Al llegar al mostrador, el encargado me dijo: “El vuelo está lleno y le hemos hecho un upgrade a cabina business”. Eso en español significa: “¡No vas a viajar como cuy, alégrate, llaminga!”. ¡No lo podía creer! Era como si me hubiera sacado la lotería.
Llegué a la cabina de clase ejecutiva, el asiento era tan cómodo que, de pronto, me sentí como asambleísta. ¡Esto es vida! La azafata me preguntó: “¿Una copa de champán? ¿Desea frutos secos?”. Ese momento pasé a sentirme como Jennifer López. “Le dejo las opciones de menú exclusivo para business y los vinos recomendados por el sommelier”. Ahí sí pasé directamente a sentirme Meghan Markle. Todo era perfecto, la vida me estaba sonriendo ¡y tenía reposa-codos para mí sola! En un gesto de ecuatorianidad me tomé veinte selfies y se los envié a mi familia y amigos.
Sentada a mis anchas, cerré los ojos con la copa de champán en la mano, para disfrutar por un momento de aquella irrealidad. De pronto, algo indescriptible me hizo abrirlos de nuevo. Un olor. Un olor insoportable.
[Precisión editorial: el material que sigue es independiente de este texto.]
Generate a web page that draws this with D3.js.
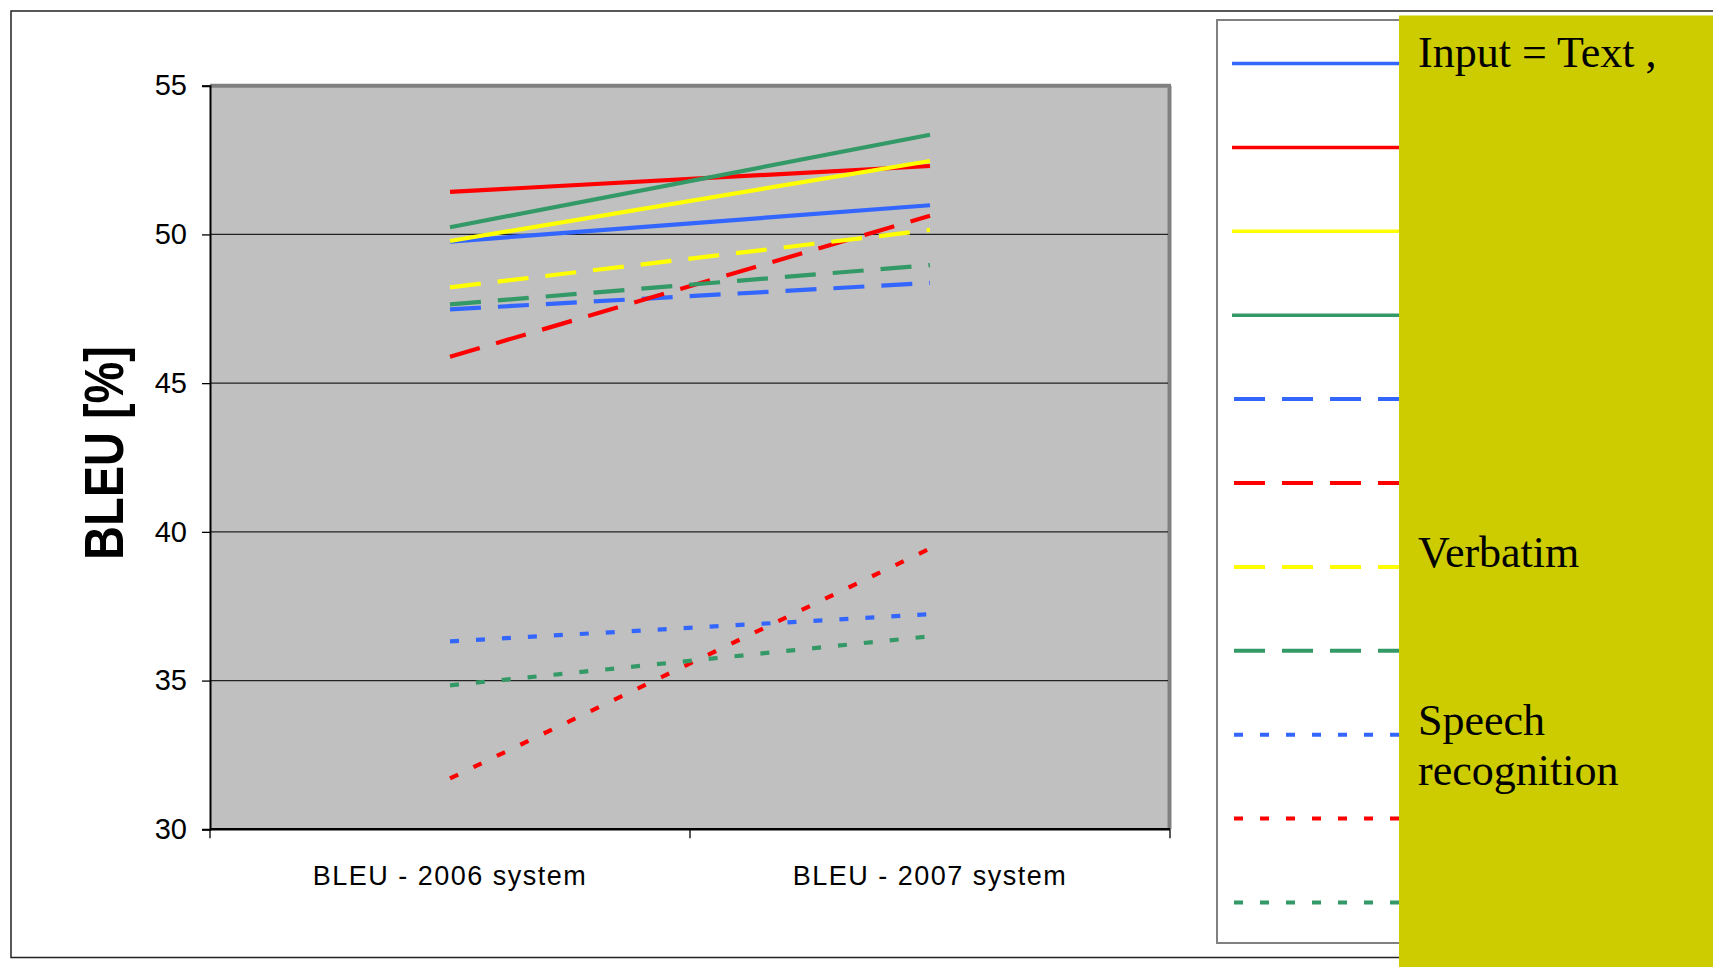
<!DOCTYPE html>
<html>
<head>
<meta charset="utf-8">
<script src="https://cdn.jsdelivr.net/npm/d3@7"></script>
<style>
  html, body { margin: 0; padding: 0; background: #fff; }
  svg { display: block; }
</style>
</head>
<body>
<svg id="chart" width="1713" height="967"></svg>
<script>
// ---- data ----
const categories = ["BLEU - 2006 system", "BLEU - 2007 system"];
const yTicks = [30, 35, 40, 45, 50, 55];
const yTitle = "BLEU [%]";

const textBlue   = [49.76, 50.98];
const textRed    = [51.43, 52.30];
const textYellow = [49.78, 52.47];
const textGreen  = [50.24, 53.35];
const verbBlue   = [47.48, 48.37];
const verbRed    = [45.89, 50.63];
const verbYellow = [48.22, 50.15];
const verbGreen  = [47.65, 48.97];
const asrBlue    = [36.32, 37.23];
const asrRed     = [31.71, 39.44];
const asrGreen   = [34.84, 36.49];

const seriesValues = [textBlue, textRed, textYellow, textGreen,
                      verbBlue, verbRed, verbYellow, verbGreen,
                      asrBlue, asrRed, asrGreen];
const boxLabels = ["Input = Text ,", "Verbatim", "Speech", "recognition"];

// ---- styles ----
const BLUE = "#3366FF", RED = "#FF0000", YELLOW = "#FFFF00", GREEN = "#339966";
const seriesColors = [BLUE, RED, YELLOW, GREEN, BLUE, RED, YELLOW, GREEN, BLUE, RED, GREEN];
const SOLID = null, DASH = "31,17", DOT = "9,17";
const seriesDash = [SOLID, SOLID, SOLID, SOLID, DASH, DASH, DASH, DASH, DOT, DOT, DOT];

const svg = d3.select("#chart");
const W = 1713, H = 967;
svg.append("rect").attr("width", W).attr("height", H).attr("fill", "#fff");

// outer chart border
svg.append("rect").attr("x", 11).attr("y", 11).attr("width", 1720).attr("height", 946.5)
  .attr("fill", "none").attr("stroke", "#222").attr("stroke-width", 1.5);

// plot area
const pl = 210, pr = 1170, pt = 85.7, pb = 829.3;
const x = d3.scaleBand().domain(categories).range([pl, pr]).paddingInner(0).paddingOuter(0);
const y = d3.scaleLinear().domain([30, 55]).range([pb, pt]);

svg.append("rect").attr("x", pl).attr("y", pt).attr("width", pr - pl).attr("height", pb - pt)
  .attr("fill", "#C0C0C0");
// gray 3d borders top and right
svg.append("line").attr("x1", pl).attr("x2", pr + 1).attr("y1", pt).attr("y2", pt)
  .attr("stroke", "#808080").attr("stroke-width", 4);
svg.append("line").attr("x1", pr - 0.5).attr("x2", pr - 0.5).attr("y1", pt).attr("y2", pb)
  .attr("stroke", "#808080").attr("stroke-width", 4);

// gridlines
svg.append("g").selectAll("line").data(yTicks.filter(t => t > 30 && t < 55)).join("line")
  .attr("x1", pl).attr("x2", pr - 2).attr("y1", d => y(d)).attr("y2", d => y(d))
  .attr("stroke", "#222").attr("stroke-width", 1.3);

// series lines
const line = d3.line()
  .x((d, i) => x(categories[i]) + x.bandwidth() / 2)
  .y(d => y(d));
svg.append("g").selectAll("path").data(seriesValues).join("path")
  .attr("d", d => line(d))
  .attr("fill", "none")
  .attr("stroke", (d, i) => seriesColors[i])
  .attr("stroke-width", 4.2)
  .attr("stroke-dasharray", (d, i) => seriesDash[i]);

// y axis
const yAxis = svg.append("g").attr("transform", `translate(${pl},0)`)
  .call(d3.axisLeft(y).tickValues(yTicks).tickSize(8).tickPadding(15).tickFormat(d3.format("d")));
yAxis.select(".domain").attr("stroke", "#000").attr("stroke-width", 2);
yAxis.selectAll(".tick line").attr("stroke", "#000").attr("stroke-width", 1.3);
yAxis.selectAll("text").attr("font-family", "'Liberation Sans', Arial, sans-serif")
  .attr("font-size", 29).attr("fill", "#000");

// x axis
const xAxisG = svg.append("g").attr("transform", `translate(0,${pb})`);
const xb = xAxisG.call(d3.axisBottom(x).tickSize(0).tickPadding(37));
xb.select(".domain").remove();
xb.selectAll("text").attr("font-family", "'Liberation Sans', Arial, sans-serif")
  .attr("font-size", 27).attr("letter-spacing", "1.5px").attr("fill", "#000");
xAxisG.append("line").attr("x1", pl).attr("x2", pr).attr("y1", 0).attr("y2", 0)
  .attr("stroke", "#000").attr("stroke-width", 2.5);
const boundaries = [pl].concat(categories.map(c => x(c) + x.bandwidth()));
xAxisG.selectAll(".bt").data(boundaries).join("line").attr("class", "bt")
  .attr("x1", d => d).attr("x2", d => d).attr("y1", 0).attr("y2", 9)
  .attr("stroke", "#000").attr("stroke-width", 1.3);

// y title
svg.append("text")
  .attr("transform", "translate(104,453) rotate(-90) scale(1,1.19)")
  .attr("text-anchor", "middle").attr("dominant-baseline", "central")
  .attr("font-family", "'Liberation Sans', Arial, sans-serif")
  .attr("font-weight", "bold").attr("font-size", 47).attr("fill", "#000")
  .text(yTitle);

// legend box
const lgX = 1217, lgY = 20;
svg.append("rect").attr("x", lgX).attr("y", lgY).attr("width", 300).attr("height", 923)
  .attr("fill", "#fff").attr("stroke", "#808080").attr("stroke-width", 2);
const rowY = i => 63.5 + i * 83.9;
svg.append("g").selectAll("line").data(seriesValues).join("line")
  .attr("x1", (d, i) => seriesDash[i] ? 1234 : 1232).attr("x2", 1400)
  .attr("y1", (d, i) => rowY(i)).attr("y2", (d, i) => rowY(i))
  .attr("stroke", (d, i) => seriesColors[i])
  .attr("stroke-width", (d, i) => seriesDash[i] ? 4 : 3.5)
  .attr("stroke-dasharray", (d, i) => seriesDash[i]);

// olive overlay box
svg.append("rect").attr("x", 1399).attr("y", 15.5).attr("width", 330).attr("height", 970)
  .attr("fill", "#CCCC00");
const labelY = [67, 567, 734.5, 785];
svg.append("g").selectAll("text").data(boxLabels).join("text")
  .attr("x", 1418).attr("y", (d, i) => labelY[i])
  .attr("font-family", "'Liberation Serif', 'Times New Roman', serif")
  .attr("font-size", 44).attr("fill", "#000")
  .text(d => d);
</script>
</body>
</html>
En el asiento contiguo viajaba un señor encorbatado que olía como si llevara un perro muerto dentro del pantalón. Yo era Mehgan Jennifer, y él era un zorrillo en business.  El suyo era un coctel explosivo de olores. Se mezclaban los “de arriba” con “los de más abajo” y con los pies, pero además se acentuaban con otros aromas que quizá provenían de sus preferencia alimenticias (pude reconocer queso, habas y yogurt).
La fetidez era tan bestial que cuando levantó los brazos para colocar su equipaje en el maletero superior me pareció que de sus axilas salían murciélagos. El aletazo me cristalizó la conjuntiva, me secó la tráquea y creo que perdí la conciencia durante varios segundos.
“¿Se encuentra bien, señora?” me preguntó la azafata. “¡No! —respondí— creo que sufrí un infarto de pituitaria y un colapso nasal, por favor, quiero que me regresen a clase turista”.  No fue posible. El vuelo estaba lleno. Gracias a eso, pasaré a la historia como la primera pasajera business que viajó once horas de pie junto al baño. O sea, como cuy.